Crypto is a form of currency that has been growing in its popularity for the past few years. As such, many are looking towards it as an option when it comes to investing. But why is it important to earn a yield on your crypto when investing and what are the options? Are there any risks and if so how can you avoid them?
If you’ve been thinking about investing in crypto or you’ve already done so, then here are some tips on how to earn yield when it comes to this currency.
What are the options?
There are a few options to consider when it comes to earning yield on your crypto. These methods will be explained in order for you to consider the best one for your needs. When it comes to crypto, it’s an investment that can be particularly volatile. Even though for the most part, investors will make money off the fluctuation of crypto, this isn’t always a steady way of earning profit.
However, there are options available to look at in order to keep your investment steady.
Crypto Loans & Lending
A common type of lending that can help improve yield is crypto loans and lending. This can be done by lending or loaning out the crypto on a finance lending platform that deals or specializes in cryptocurrency.
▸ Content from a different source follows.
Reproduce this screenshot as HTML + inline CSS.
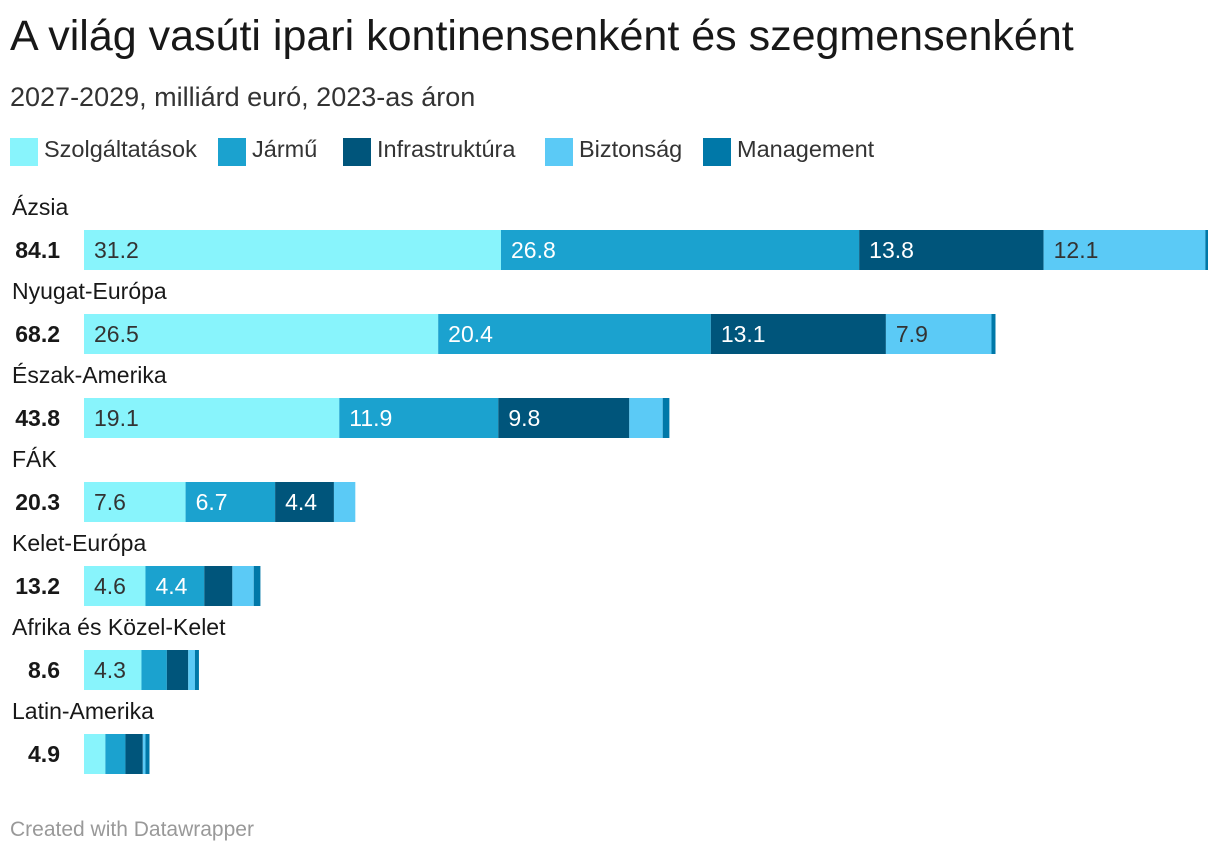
<!DOCTYPE html>
<html><head><meta charset="utf-8"><style>
body{margin:0;background:#fff;font-family:"Liberation Sans",sans-serif;color:#181818;}
#root{position:relative;width:1220px;height:854px;overflow:hidden;}
.t{position:absolute;white-space:nowrap;}
</style></head><body>
<div id="root">
<div class="t" style="left:10px;top:12px;font-size:43px;">A világ vasúti ipari kontinensenként és szegmensenként</div>
<div class="t" style="left:10px;top:82px;font-size:27px;color:#333;">2027-2029, milliárd euró, 2023-as áron</div>
<div id="legend"></div>
<svg id="plot" width="1220" height="854" style="position:absolute;left:0;top:0"></svg>
<div class="t" style="left:10px;top:818px;font-size:21px;color:#999;">Created with Datawrapper</div>
</div>
<script>
const categories=["Ázsia","Nyugat-Európa","Észak-Amerika","FÁK","Kelet-Európa","Afrika és Közel-Kelet","Latin-Amerika"];
const totals=[84.1,68.2,43.8,20.3,13.2,8.6,4.9];
const seriesNames=["Szolgáltatások","Jármű","Infrastruktúra","Biztonság","Management"];
const szolg=[31.2,26.5,19.1,7.6,4.6,4.3,1.6];
const jarmu=[26.8,20.4,11.9,6.7,4.4,1.9,1.5];
const infra=[13.8,13.1,9.8,4.4,2.1,1.6,1.3];
const bizt=[12.1,7.9,2.5,1.6,1.6,0.5,0.2];
const mgmt=[0.2,0.3,0.5,0.0,0.5,0.3,0.3];
const series=[szolg,jarmu,infra,bizt,mgmt];
const colors=["#88f4fc","#1ba2cf","#00557b","#5bcaf6","#0078a8"];
const textCol=["#333","#fff","#fff","#333","#fff"];
const x0=84, scale=(1208-84)/84.1;
const X=v=>v*scale;
const rowY=i=>230+i*84;
const svg=document.getElementById('plot');
const NS="http://www.w3.org/2000/svg";
const lg=document.getElementById('legend');
const lgX=[10,218,343,545,703];
seriesNames.forEach((n,k)=>{
  const lx=lgX[k];
  const sw=document.createElement('div');
  
  
  sw.style.cssText=`position:absolute;left:${lx}px;top:138px;width:28px;height:28px;background:${colors[k]}`;
  lg.appendChild(sw);
  const tx=document.createElement('div');
  tx.className='t';
  
  
  tx.style.cssText=`left:${lx+34}px;top:136px;font-size:23.5px;color:#333`;
  tx.textContent=n;
  lg.appendChild(tx);
});
categories.forEach((c,i)=>{
  const y=rowY(i);
  const lab=document.createElementNS(NS,'text');
  
  
  lab.setAttribute('x',12);lab.setAttribute('y',y-15);
  lab.setAttribute('font-size','23');lab.setAttribute('fill','#181818');
  lab.textContent=c;svg.appendChild(lab);
  const tot=document.createElementNS(NS,'text');
  
  
  tot.setAttribute('x',60);tot.setAttribute('y',y+28);tot.setAttribute('text-anchor','end');
  tot.setAttribute('font-size','23');tot.setAttribute('font-weight','bold');tot.setAttribute('fill','#181818');
  tot.textContent=totals[i].toFixed(1);svg.appendChild(tot);
  let cum=0;
  series.forEach((s,k)=>{
    const v=s[i];
    if(v<=0)return;
    const r=document.createElementNS(NS,'rect');
    
    
    r.setAttribute('x',x0+X(cum));r.setAttribute('y',y);
    r.setAttribute('width',X(v));r.setAttribute('height',40);
    r.setAttribute('fill',colors[k]);svg.appendChild(r);
    if(X(v)>50){
      const t=document.createElementNS(NS,'text');
      
      
      t.setAttribute('x',x0+X(cum)+10);t.setAttribute('y',y+28);
      t.setAttribute('font-size','23');t.setAttribute('fill',textCol[k]);
      t.textContent=v.toFixed(1);svg.appendChild(t);
    }
    cum+=v;
  });
});
</script>
</body></html>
It’s a similar concept to traditional banking in that you become the lender or loan provided to those who are looking to earn a better yield on their investment. Although this can offer a steadier yield, there are risks in regards to the borrower and making sure they pay it back.
There are some suggested options on P2P Empire when it comes to where you can find suitable lending platforms.
Crypto Margin Lending
This can be a suitable option when it comes to improving yield for cryptocurrency. With crypto margin lending, there are leveraged traders who are looking to use your currency in order to help trade with more money than they have.
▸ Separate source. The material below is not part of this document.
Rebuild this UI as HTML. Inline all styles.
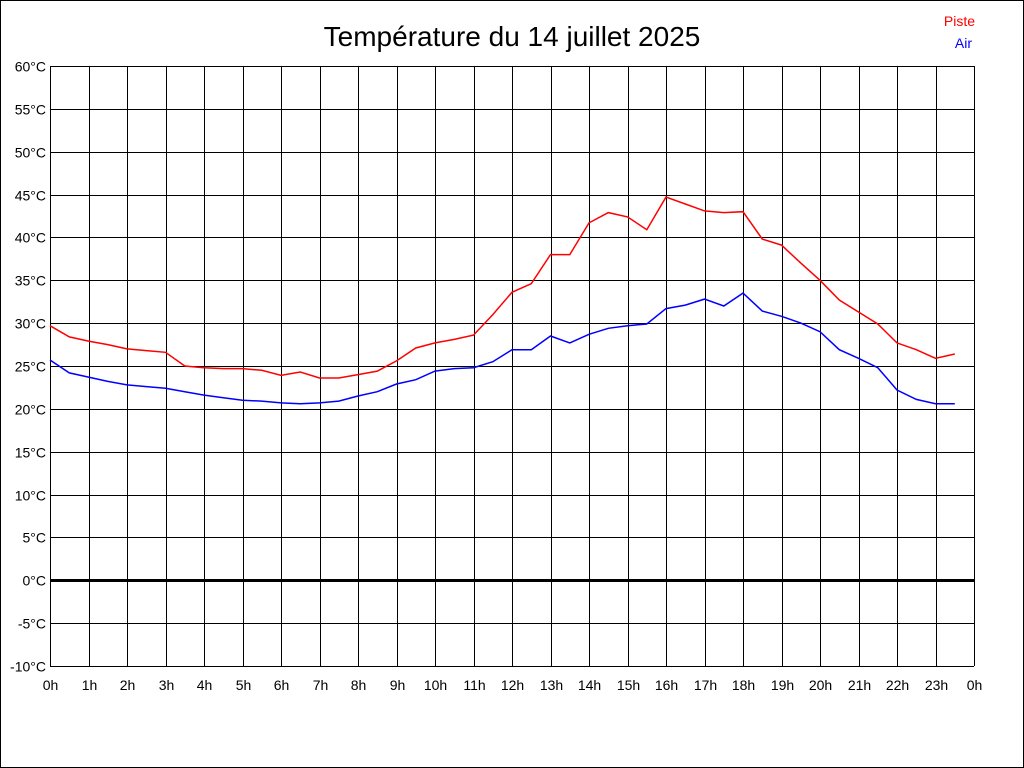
<!DOCTYPE html>
<html><head><meta charset="utf-8"><style>
html,body{margin:0;padding:0;background:#fff}
svg{display:block;font-family:"Liberation Sans",sans-serif}
</style></head><body>
<svg id="c" width="1024" height="768">
<rect x="0.5" y="0.5" width="1023" height="767" fill="#fff" stroke="#000"/>
<text x="512" y="46" font-size="28" text-anchor="middle">Température du 14 juillet 2025</text>
<text x="975" y="26" font-size="14" text-anchor="end" fill="#f00">Piste</text>
<text x="972" y="48" font-size="14" text-anchor="end" fill="#00f">Air</text>
<g id="grid"></g><g id="lines"></g>
</svg>
<script>
const hours=[0,0.5,1,1.5,2,2.5,3,3.5,4,4.5,5,5.5,6,6.5,7,7.5,8,8.5,9,9.5,10,10.5,11,11.5,12,12.5,13,13.5,14,14.5,15,15.5,16,16.5,17,17.5,18,18.5,19,19.5,20,20.5,21,21.5,22,22.5,23,23.5];
const piste=[29.7,28.4,27.9,27.5,27.0,26.8,26.6,25.0,24.8,24.7,24.7,24.5,23.9,24.3,23.6,23.6,24.0,24.4,25.6,27.1,27.7,28.1,28.6,31.0,33.6,34.6,38.0,38.0,41.7,42.9,42.4,40.9,44.7,43.9,43.1,42.9,43.0,39.8,39.1,37.0,35.0,32.7,31.3,29.9,27.7,26.9,25.9,26.4];
const air=[25.7,24.2,23.7,23.2,22.8,22.6,22.4,22.0,21.6,21.3,21.0,20.9,20.7,20.6,20.7,20.9,21.5,22.0,22.9,23.4,24.4,24.7,24.8,25.5,26.9,26.9,28.5,27.7,28.7,29.4,29.7,29.9,31.7,32.1,32.8,32.0,33.5,31.4,30.8,30.0,29.0,26.9,25.9,24.8,22.2,21.1,20.6,20.6];
const yTicks=[-10,-5,0,5,10,15,20,25,30,35,40,45,50,55,60];
const xTicks=[0,1,2,3,4,5,6,7,8,9,10,11,12,13,14,15,16,17,18,19,20,21,22,23,24];
const X0=50,X1=974,Y0=666,Y1=66;
const xs=h=>X0+(X1-X0)*h/24;
const ys=t=>Y0-(Y0-Y1)*(t+10)/70;
const NS="http://www.w3.org/2000/svg";
const g=document.getElementById('grid'),L=document.getElementById('lines');
function mk(tag,attrs,parent){const e=document.createElementNS(NS,tag);for(const k in attrs)e.setAttribute(k,attrs[k]);parent.appendChild(e);return e;}
yTicks.forEach(t=>{
 const y=Math.round(ys(t))+0.5;
 const ln=mk('line',{x1:X0,x2:X1,y1:y,y2:y,stroke:'#000','stroke-width':t===0?3:1},g);
 
 
 const tx=mk('text',{x:46,y:y+5,'font-size':14,'text-anchor':'end'},g);
 tx.textContent=t+'°C';
 
 
});
xTicks.forEach(h=>{
 const x=Math.round(xs(h))+0.5;
 const ln=mk('line',{x1:x,x2:x,y1:Y1,y2:Y0,stroke:'#000','stroke-width':1},g);
 
 
 const tx=mk('text',{x:x,y:690,'font-size':14,'text-anchor':'middle'},g);
 tx.textContent=(h%24)+'h';
 
 
});
function series(vals,color,name){
 const p=mk('polyline',{points:vals.map((v,i)=>xs(hours[i]).toFixed(1)+','+ys(v).toFixed(1)).join(' '),fill:'none',stroke:color,'stroke-width':1.5},L);
 
 
}
series(piste,'#f00','piste-line');
series(air,'#00f','air-line');
</script>
</body></html>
As there’s more of a capital required to offer margin lending services, the loans provided by the investors can be offered to individuals within the exchange itself, rather than the chosen exchange offering it instead.
To understand it better, if you have $1,000 available and want to trade with x5 leverage then they use the $1,000 as collateral for a $4,000 loan and there’s an interest rate attached to this. Over the year, these loans can accrue anywhere from 7% to 15% per year.
With crypto staking, they’re earning a yield by staking certain cryptocurrencies to generate a return. Staking is referred to as the act of locking up a cryptocurrency in order to get the reward. This is usually paid in the form of additional cryptocurrency. It’s usually held in a wallet to support the security and operations of a blockchain network.
What’s the risk?
There are some risks that come with all of the above opportunities but it’s something that is part and parcel when you’re investing in any kind of asset. Some of the risks that come with these yield options are as follows.
For crypto lending and loans, it involves over-collateralizing the loans to ensure that they’re looked after. Because of that, it might not make it a great deal for those looking to borrow because the value of the collateral may drop. It means the borrower might have to add more collateral to the loan.
With crypto margin lending, the lenders will borrow capital to trade with which magnifies the losses and their gains. To lower the risks, mitigation strategies are put in place by the exchanges. The exchanges implement minimum percentage equity that must be maintained with the margin, otherwise, it becomes liquidated.
It means that the trader should never lose more than the collateral they’ve put down and for the lender to not lose any of their investment as a result.
With crypto staking, it’s worth looking at it when it comes to stocks and dividends. As the staking itself is not lending to anyone, the risk of any default on the loan is not there, to begin with. The main risk is that the investment comes from the price volatility of the asset itself being staked. There’s also the technological risk of holding and staking this cryptocurrency.
What to pay attention to?
In order to find the best option for your needs as an investor, it’s good to weigh up the options you have and what differences they have when it comes to their advantages and disadvantages.
The lending market for cryptocurrency certainly offers a lot in the way of opportunity but it’s all about knowing the risks and knowing where to start when it comes to lending. As there are many platforms available for lending, it’s worth taking a look at these as a starting point.
Be sure to look out for the more volatile cryptocurrency as just like the stock market, your investment might be worth a lot one day and then fall the next. There will always be a risk in investments, it’s just knowing how much you’re willing to risk.
Consider experimenting with all three of the options because you might find that one is actually more productive than the other.
Take advantage of earning yield on your crypto
Even though many would choose not to lend their crypto and simply let the investment pot grow, earning yield on your crypto can be done in a steady manner. Any of the above suggestions is likely to provide a reasonable profit on your currency and will perhaps give you more scope to invest even more.
Remember the risks that come with each one and be sure to do plenty of research as you would with any other investment opportunity.